O Que Faz um Sênior Ficar?
Não é só o salário. Não é só o projeto. Não é só o título.
O que faz um sênior permanecer em uma squad é:
- Ser tratado como adulto — com liberdade e responsabilidade
- Ser ouvido — nas decisões técnicas e nos desabafos difíceis
- Ser reconhecido — pelo que entrega, mas também pelo que constroi
- Sentir-se desafiado — sem ser exaurido
- Fazer parte de algo — que tenha propósito, clareza e consistência
Quando um sênior encontra isso, ele não apenas entrega. Ele cuida. Ele forma. Ele protege a cultura. E, principalmente, ele fica.
Cultura é o que faz as pessoas quererem ficar (ou saírem em silêncio)
A cultura de squad é, no fim das contas, o coração da experiência de quem está no time. É o ambiente onde o talento vive todos os dias.

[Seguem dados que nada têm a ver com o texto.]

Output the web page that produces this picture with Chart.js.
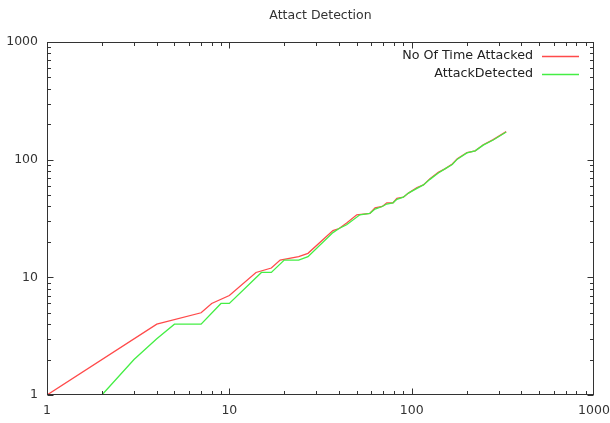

Onde escreve, revê, discute, constrói — ou, às vezes, se cala.
E quando um talento sênior começa a se calar, é sinal de que algo está se perdendo.
Mudar a cultura de squad não exige grandes discursos. Exige sensibilidade, escuta, exemplo. Exige fazer diferente no detalhe — todos os dias.
Se você quiser transformar seu time num lugar onde desenvolvedores experientes querem continuar crescendo, comece por aí. Comece pelas conversas difíceis, pelos rituais de escuta, pela humildade para ajustar o que for preciso.
Porque no fim, a cultura é o que segura os talentos quando o mercado chama.
E ela sempre começa pelas escolhas que você faz — hoje.